What you return should match every record exactly, with the images removed.

•••

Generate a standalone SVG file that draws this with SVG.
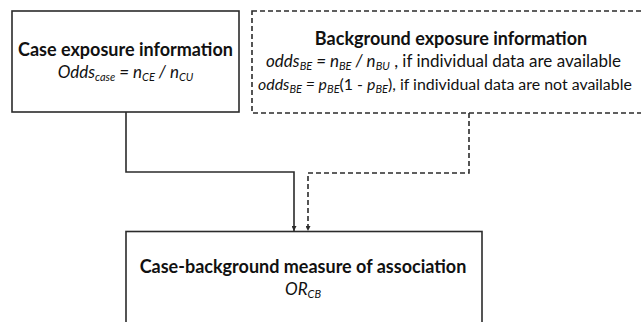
<svg xmlns="http://www.w3.org/2000/svg" width="641" height="322" viewBox="0 0 641 322">
  <defs>
    <marker id="arrow" viewBox="0 0 10 10" refX="10" refY="5" markerWidth="5" markerHeight="5" orient="auto" markerUnits="userSpaceOnUse">
      <path d="M0,0 L10,5 L0,10 z" fill="#2b2b2b"/>
    </marker>
  </defs>
  <style>
    .box { fill: #ffffff; stroke: #2b2b2b; stroke-width: 1.6; }
    .dashed { stroke-dasharray: 5 3; }
    .title { font-family: Lato, "Open Sans", sans-serif; font-weight: bold; font-size: 18px; fill: #111; text-anchor: middle; }
    .formula { font-family: Lato, "Open Sans", sans-serif; font-style: italic; font-size: 17px; fill: #111; }
    .narrow { font-size: 15.9px; }
    .plain { font-style: normal; }
    .sub { font-size: 11px; }
    .link { fill: none; stroke: #2b2b2b; stroke-width: 1.6; }
  </style>
  <rect width="641" height="322" fill="#ffffff"/>

  <g id="case-exposure">
    <rect class="box" x="12" y="11" width="227" height="101"/>
    <text class="title" x="125.5" y="56">Case exposure information</text>
    <text class="formula" x="125.5" y="78" text-anchor="middle">Odds<tspan class="sub" dy="3">case</tspan><tspan dy="-3"> = n</tspan><tspan class="sub" dy="3">CE</tspan><tspan dy="-3"> / n</tspan><tspan class="sub" dy="3">CU</tspan></text>
  </g>

  <g id="background-exposure">
    <rect class="box dashed" x="252" y="11" width="420" height="102"/>
    <text class="title" x="451" y="45">Background exposure information</text>
    <text class="formula" x="443.5" y="67" text-anchor="middle">odds<tspan class="sub" dy="3">BE</tspan><tspan dy="-3"> = n</tspan><tspan class="sub" dy="3">BE</tspan><tspan dy="-3"> / n</tspan><tspan class="sub" dy="3">BU</tspan><tspan dy="-3" class="plain"> , if individual data are available</tspan></text>
    <text class="formula narrow" x="258" y="90">odds<tspan class="sub" dy="3">BE</tspan><tspan dy="-3"> = p</tspan><tspan class="sub" dy="3">BE</tspan><tspan dy="-3" class="plain">(1 - </tspan><tspan>p</tspan><tspan class="sub" dy="3">BE</tspan><tspan dy="-3" class="plain">), if individual data are not available</tspan></text>
  </g>

  <g id="case-background">
    <rect class="box" x="126" y="231.5" width="356" height="110"/>
    <text class="title" x="303" y="273">Case-background measure of association</text>
    <text class="formula" x="303" y="295" text-anchor="middle">OR<tspan class="sub" dy="3">CB</tspan></text>
  </g>

  <g id="connectors">
    <path class="link" d="M126,112 V172 H294 V231" marker-end="url(#arrow)"/>
    <path class="link dashed" d="M469,113 V173 H308 V231" marker-end="url(#arrow)"/>
  </g>
</svg>
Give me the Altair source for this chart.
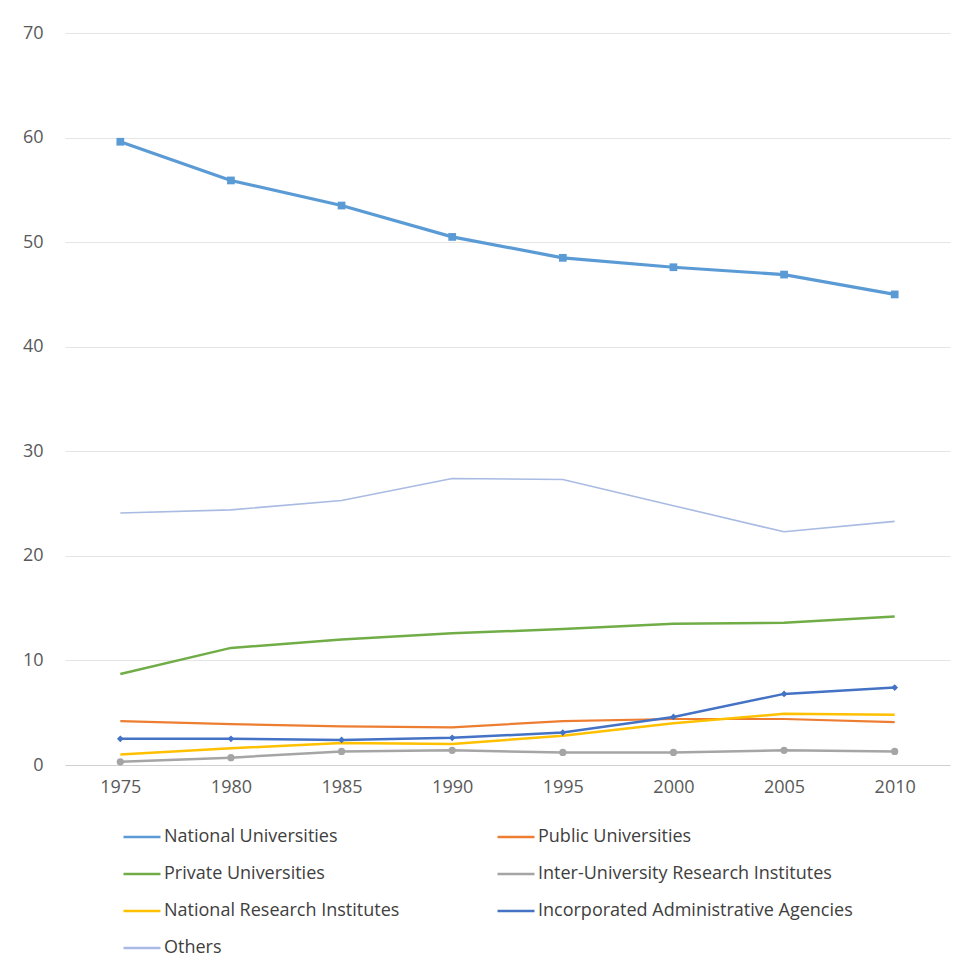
import altair as alt
import pandas as pd

years = [1975, 1980, 1985, 1990, 1995, 2000, 2005, 2010]
series_names = [
    "National Universities",
    "Public Universities",
    "Private Universities",
    "Inter-University Research Institutes",
    "National Research Institutes",
    "Incorporated Administrative Agencies",
    "Others",
]
national = [59.6, 55.9, 53.5, 50.5, 48.5, 47.6, 46.9, 45.0]
public = [4.2, 3.9, 3.7, 3.6, 4.2, 4.4, 4.4, 4.1]
private = [8.7, 11.2, 12.0, 12.6, 13.0, 13.5, 13.6, 14.2]
inter = [0.3, 0.7, 1.3, 1.4, 1.2, 1.2, 1.4, 1.3]
natres = [1.0, 1.6, 2.1, 2.0, 2.8, 4.0, 4.9, 4.8]
incorp = [2.5, 2.5, 2.4, 2.6, 3.1, 4.6, 6.8, 7.4]
others = [24.1, 24.4, 25.3, 27.4, 27.3, 24.8, 22.3, 23.3]
y_ticks = [0, 10, 20, 30, 40, 50, 60, 70]

colors = ["#5B9BD5", "#ED7D31", "#70AD47", "#A5A5A5", "#FFC000", "#4472C4", "#A9BBE2"]
widths = [3.2, 2.2, 2.5, 2.5, 2.5, 2.5, 1.6]
marker_series = ["National Universities", "Inter-University Research Institutes",
                 "Incorporated Administrative Agencies"]
marker_shapes = ["square", "circle", "diamond"]
marker_sizes = [60, 45, 45]

all_vals = [national, public, private, inter, natres, incorp, others]
rows = []
for i, (name, vals) in enumerate(zip(series_names, all_vals)):
    for yr, v in zip(years, vals):
        rows.append({"Year": str(yr), "Series": name, "Value": v,
                     "order": i, "sw": widths[i]})
df = pd.DataFrame(rows)

# legend is filled column by column: left column gets entries 0,2,4,6, right gets 1,3,5
legend_order = [0, 2, 4, 6, 1, 3, 5]
domain = [series_names[i] for i in legend_order]
rng = [colors[i] for i in legend_order]

font = "Open Sans"
color_scale = alt.Scale(domain=domain, range=rng)
x_enc = alt.X("Year:O", scale=alt.Scale(type="point", padding=0.5),
              axis=alt.Axis(title=None, labelAngle=0, ticks=False, domain=True,
                            domainColor="#d0d0d0", domainWidth=1.2, labelPadding=13,
                            labelFontSize=18, labelColor="#595959", labelFont=font, grid=False))
y_enc = alt.Y("Value:Q", scale=alt.Scale(domain=[0, 70], nice=False),
              axis=alt.Axis(title=None, values=y_ticks, ticks=False, domain=False,
                            gridColor="#e4e4e4", labelPadding=22, labelFontSize=18,
                            labelColor="#595959", labelFont=font))

lines = alt.Chart(df).mark_line().encode(
    x=x_enc,
    y=y_enc,
    color=alt.Color("Series:N", scale=color_scale,
                    legend=alt.Legend(title=None, orient="none", legendX=57, legendY=784,
                                      columns=2, symbolType="stroke", symbolSize=1369,
                                      symbolStrokeWidth=2.5, labelFont=font,
                                      labelFontSize=18, labelColor="#404040",
                                      labelOffset=2, rowPadding=8, columnPadding=92,
                                      padding=0, labelLimit=500)),
    strokeWidth=alt.StrokeWidth("sw:Q", scale=None),
    order=alt.Order("order:Q"),
)

pts = alt.Chart(df).transform_filter(
    alt.FieldOneOfPredicate(field="Series", oneOf=marker_series)
).mark_point(filled=True, opacity=1).encode(
    x=alt.X("Year:O", scale=alt.Scale(type="point", padding=0.5)),
    y=alt.Y("Value:Q"),
    color=alt.Color("Series:N", scale=color_scale, legend=None),
    shape=alt.Shape("Series:N", scale=alt.Scale(domain=marker_series, range=marker_shapes), legend=None),
    size=alt.Size("Series:N", scale=alt.Scale(domain=marker_series, range=marker_sizes), legend=None),
)

chart = alt.layer(lines, pts).properties(
    width=885, height=732,
    autosize=alt.AutoSizeParams(type="none"),
    padding={"left": 65, "top": 33, "right": 17, "bottom": 200},
    background="white",
).configure_view(stroke=None)

chart.save("out.html", embed_options={"renderer": "svg", "actions": False})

•••

• Answer for this exercise:
Generate a standalone SVG file that draws this with SVG.
<svg xmlns="http://www.w3.org/2000/svg" width="641" height="322" viewBox="0 0 641 322">
  <defs>
    <marker id="arrow" viewBox="0 0 10 10" refX="10" refY="5" markerWidth="5" markerHeight="5" orient="auto" markerUnits="userSpaceOnUse">
      <path d="M0,0 L10,5 L0,10 z" fill="#2b2b2b"/>
    </marker>
  </defs>
  <style>
    .box { fill: #ffffff; stroke: #2b2b2b; stroke-width: 1.6; }
    .dashed { stroke-dasharray: 5 3; }
    .title { font-family: Lato, "Open Sans", sans-serif; font-weight: bold; font-size: 18px; fill: #111; text-anchor: middle; }
    .formula { font-family: Lato, "Open Sans", sans-serif; font-style: italic; font-size: 17px; fill: #111; }
    .narrow { font-size: 15.9px; }
    .plain { font-style: normal; }
    .sub { font-size: 11px; }
    .link { fill: none; stroke: #2b2b2b; stroke-width: 1.6; }
  </style>
  <rect width="641" height="322" fill="#ffffff"/>

  <g id="case-exposure">
    <rect class="box" x="12" y="11" width="227" height="101"/>
    <text class="title" x="125.5" y="56">Case exposure information</text>
    <text class="formula" x="125.5" y="78" text-anchor="middle">Odds<tspan class="sub" dy="3">case</tspan><tspan dy="-3"> = n</tspan><tspan class="sub" dy="3">CE</tspan><tspan dy="-3"> / n</tspan><tspan class="sub" dy="3">CU</tspan></text>
  </g>

  <g id="background-exposure">
    <rect class="box dashed" x="252" y="11" width="420" height="102"/>
    <text class="title" x="451" y="45">Background exposure information</text>
    <text class="formula" x="443.5" y="67" text-anchor="middle">odds<tspan class="sub" dy="3">BE</tspan><tspan dy="-3"> = n</tspan><tspan class="sub" dy="3">BE</tspan><tspan dy="-3"> / n</tspan><tspan class="sub" dy="3">BU</tspan><tspan dy="-3" class="plain"> , if individual data are available</tspan></text>
    <text class="formula narrow" x="258" y="90">odds<tspan class="sub" dy="3">BE</tspan><tspan dy="-3"> = p</tspan><tspan class="sub" dy="3">BE</tspan><tspan dy="-3" class="plain">(1 - </tspan><tspan>p</tspan><tspan class="sub" dy="3">BE</tspan><tspan dy="-3" class="plain">), if individual data are not available</tspan></text>
  </g>

  <g id="case-background">
    <rect class="box" x="126" y="231.5" width="356" height="110"/>
    <text class="title" x="303" y="273">Case-background measure of association</text>
    <text class="formula" x="303" y="295" text-anchor="middle">OR<tspan class="sub" dy="3">CB</tspan></text>
  </g>

  <g id="connectors">
    <path class="link" d="M126,112 V172 H294 V231" marker-end="url(#arrow)"/>
    <path class="link dashed" d="M469,113 V173 H308 V231" marker-end="url(#arrow)"/>
  </g>
</svg>
Give me the Altair source for this chart.
import altair as alt
import pandas as pd

years = [1975, 1980, 1985, 1990, 1995, 2000, 2005, 2010]
series_names = [
    "National Universities",
    "Public Universities",
    "Private Universities",
    "Inter-University Research Institutes",
    "National Research Institutes",
    "Incorporated Administrative Agencies",
    "Others",
]
national = [59.6, 55.9, 53.5, 50.5, 48.5, 47.6, 46.9, 45.0]
public = [4.2, 3.9, 3.7, 3.6, 4.2, 4.4, 4.4, 4.1]
private = [8.7, 11.2, 12.0, 12.6, 13.0, 13.5, 13.6, 14.2]
inter = [0.3, 0.7, 1.3, 1.4, 1.2, 1.2, 1.4, 1.3]
natres = [1.0, 1.6, 2.1, 2.0, 2.8, 4.0, 4.9, 4.8]
incorp = [2.5, 2.5, 2.4, 2.6, 3.1, 4.6, 6.8, 7.4]
others = [24.1, 24.4, 25.3, 27.4, 27.3, 24.8, 22.3, 23.3]
y_ticks = [0, 10, 20, 30, 40, 50, 60, 70]

colors = ["#5B9BD5", "#ED7D31", "#70AD47", "#A5A5A5", "#FFC000", "#4472C4", "#A9BBE2"]
widths = [3.2, 2.2, 2.5, 2.5, 2.5, 2.5, 1.6]
marker_series = ["National Universities", "Inter-University Research Institutes",
                 "Incorporated Administrative Agencies"]
marker_shapes = ["square", "circle", "diamond"]
marker_sizes = [60, 45, 45]

all_vals = [national, public, private, inter, natres, incorp, others]
rows = []
for i, (name, vals) in enumerate(zip(series_names, all_vals)):
    for yr, v in zip(years, vals):
        rows.append({"Year": str(yr), "Series": name, "Value": v,
                     "order": i, "sw": widths[i]})
df = pd.DataFrame(rows)

# legend is filled column by column: left column gets entries 0,2,4,6, right gets 1,3,5
legend_order = [0, 2, 4, 6, 1, 3, 5]
domain = [series_names[i] for i in legend_order]
rng = [colors[i] for i in legend_order]

font = "Open Sans"
color_scale = alt.Scale(domain=domain, range=rng)
x_enc = alt.X("Year:O", scale=alt.Scale(type="point", padding=0.5),
              axis=alt.Axis(title=None, labelAngle=0, ticks=False, domain=True,
                            domainColor="#d0d0d0", domainWidth=1.2, labelPadding=13,
                            labelFontSize=18, labelColor="#595959", labelFont=font, grid=False))
y_enc = alt.Y("Value:Q", scale=alt.Scale(domain=[0, 70], nice=False),
              axis=alt.Axis(title=None, values=y_ticks, ticks=False, domain=False,
                            gridColor="#e4e4e4", labelPadding=22, labelFontSize=18,
                            labelColor="#595959", labelFont=font))

lines = alt.Chart(df).mark_line().encode(
    x=x_enc,
    y=y_enc,
    color=alt.Color("Series:N", scale=color_scale,
                    legend=alt.Legend(title=None, orient="none", legendX=57, legendY=784,
                                      columns=2, symbolType="stroke", symbolSize=1369,
                                      symbolStrokeWidth=2.5, labelFont=font,
                                      labelFontSize=18, labelColor="#404040",
                                      labelOffset=2, rowPadding=8, columnPadding=92,
                                      padding=0, labelLimit=500)),
    strokeWidth=alt.StrokeWidth("sw:Q", scale=None),
    order=alt.Order("order:Q"),
)

pts = alt.Chart(df).transform_filter(
    alt.FieldOneOfPredicate(field="Series", oneOf=marker_series)
).mark_point(filled=True, opacity=1).encode(
    x=alt.X("Year:O", scale=alt.Scale(type="point", padding=0.5)),
    y=alt.Y("Value:Q"),
    color=alt.Color("Series:N", scale=color_scale, legend=None),
    shape=alt.Shape("Series:N", scale=alt.Scale(domain=marker_series, range=marker_shapes), legend=None),
    size=alt.Size("Series:N", scale=alt.Scale(domain=marker_series, range=marker_sizes), legend=None),
)

chart = alt.layer(lines, pts).properties(
    width=885, height=732,
    autosize=alt.AutoSizeParams(type="none"),
    padding={"left": 65, "top": 33, "right": 17, "bottom": 200},
    background="white",
).configure_view(stroke=None)

chart.save("out.html", embed_options={"renderer": "svg", "actions": False})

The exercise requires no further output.